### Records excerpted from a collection
○ ○ ○ ○

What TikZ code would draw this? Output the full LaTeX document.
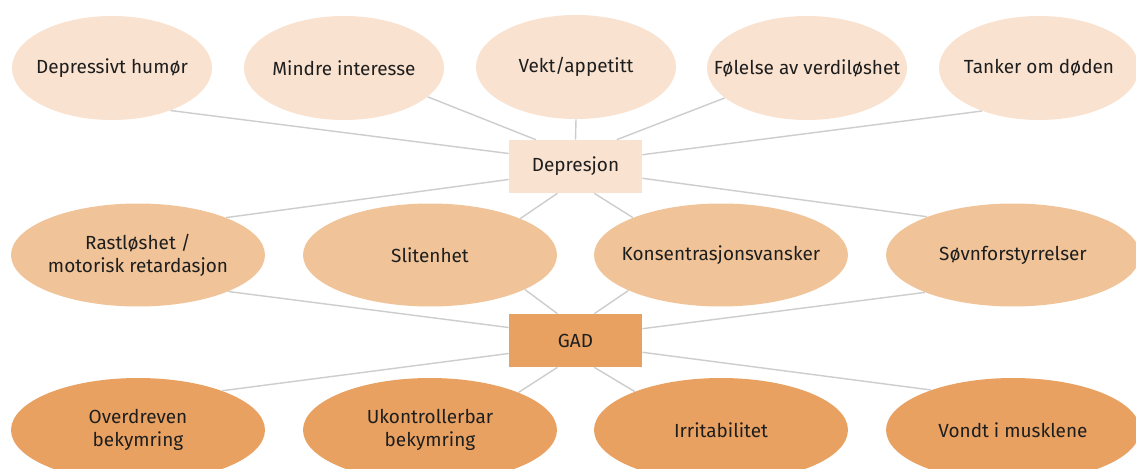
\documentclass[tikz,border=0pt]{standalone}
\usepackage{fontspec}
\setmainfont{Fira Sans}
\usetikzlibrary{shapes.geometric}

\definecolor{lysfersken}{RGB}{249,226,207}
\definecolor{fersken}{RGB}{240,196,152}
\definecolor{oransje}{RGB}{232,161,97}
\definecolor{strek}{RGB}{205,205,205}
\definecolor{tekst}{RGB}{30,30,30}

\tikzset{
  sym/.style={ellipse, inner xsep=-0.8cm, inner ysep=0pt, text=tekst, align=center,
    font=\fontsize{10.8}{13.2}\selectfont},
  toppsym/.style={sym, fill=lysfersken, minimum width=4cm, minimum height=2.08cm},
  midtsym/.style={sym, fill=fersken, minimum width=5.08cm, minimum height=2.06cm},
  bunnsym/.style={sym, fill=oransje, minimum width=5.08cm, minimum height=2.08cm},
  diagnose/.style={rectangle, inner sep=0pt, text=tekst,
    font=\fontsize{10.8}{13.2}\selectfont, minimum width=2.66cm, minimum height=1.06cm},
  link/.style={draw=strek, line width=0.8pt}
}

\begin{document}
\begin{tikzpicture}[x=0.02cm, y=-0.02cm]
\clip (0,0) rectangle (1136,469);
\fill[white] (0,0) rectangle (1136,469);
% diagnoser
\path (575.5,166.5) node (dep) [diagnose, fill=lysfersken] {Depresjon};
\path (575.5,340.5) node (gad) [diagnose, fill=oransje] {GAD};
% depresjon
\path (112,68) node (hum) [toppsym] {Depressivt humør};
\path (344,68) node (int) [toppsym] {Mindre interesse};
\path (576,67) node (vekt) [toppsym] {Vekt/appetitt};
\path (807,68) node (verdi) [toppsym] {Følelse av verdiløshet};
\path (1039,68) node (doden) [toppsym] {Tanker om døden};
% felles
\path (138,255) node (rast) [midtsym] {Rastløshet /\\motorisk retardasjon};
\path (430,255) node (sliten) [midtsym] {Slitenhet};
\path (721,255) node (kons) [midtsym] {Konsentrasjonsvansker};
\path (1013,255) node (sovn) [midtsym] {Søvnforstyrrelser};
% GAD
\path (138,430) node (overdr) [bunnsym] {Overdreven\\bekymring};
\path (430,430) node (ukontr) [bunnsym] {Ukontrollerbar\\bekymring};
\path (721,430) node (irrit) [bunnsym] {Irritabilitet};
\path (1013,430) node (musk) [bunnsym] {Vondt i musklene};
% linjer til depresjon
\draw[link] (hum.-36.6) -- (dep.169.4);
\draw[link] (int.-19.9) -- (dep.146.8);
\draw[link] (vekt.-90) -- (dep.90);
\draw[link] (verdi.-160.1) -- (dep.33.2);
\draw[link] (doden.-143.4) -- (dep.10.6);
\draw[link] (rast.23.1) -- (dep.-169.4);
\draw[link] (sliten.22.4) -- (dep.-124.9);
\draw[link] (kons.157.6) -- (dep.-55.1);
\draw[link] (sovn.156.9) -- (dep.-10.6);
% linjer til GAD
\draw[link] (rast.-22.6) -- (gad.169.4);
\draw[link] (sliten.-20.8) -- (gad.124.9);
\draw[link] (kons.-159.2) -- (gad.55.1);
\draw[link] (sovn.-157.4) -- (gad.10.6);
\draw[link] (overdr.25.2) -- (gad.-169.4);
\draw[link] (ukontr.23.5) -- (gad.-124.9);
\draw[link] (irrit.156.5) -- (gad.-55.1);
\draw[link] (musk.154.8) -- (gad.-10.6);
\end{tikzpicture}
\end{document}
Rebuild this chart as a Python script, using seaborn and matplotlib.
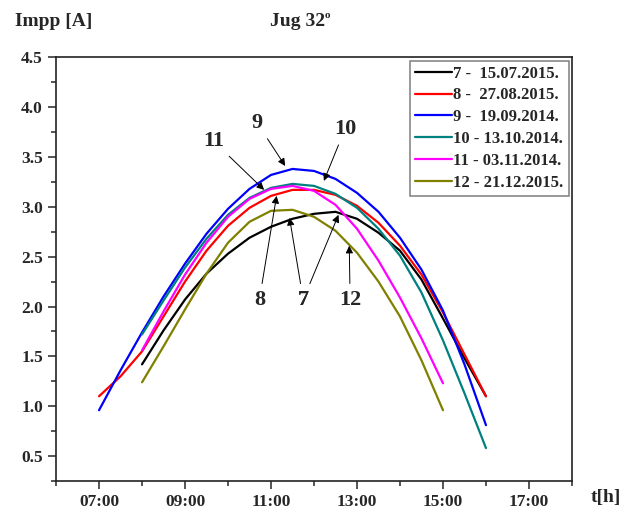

○ ○ ○ ○

### What you have to do
Using the entries above, return each line in which the word "this" occurs.

### Problem solution
What TikZ code would draw this? Output the full LaTeX document.
Rebuild this chart as a Python script, using seaborn and matplotlib.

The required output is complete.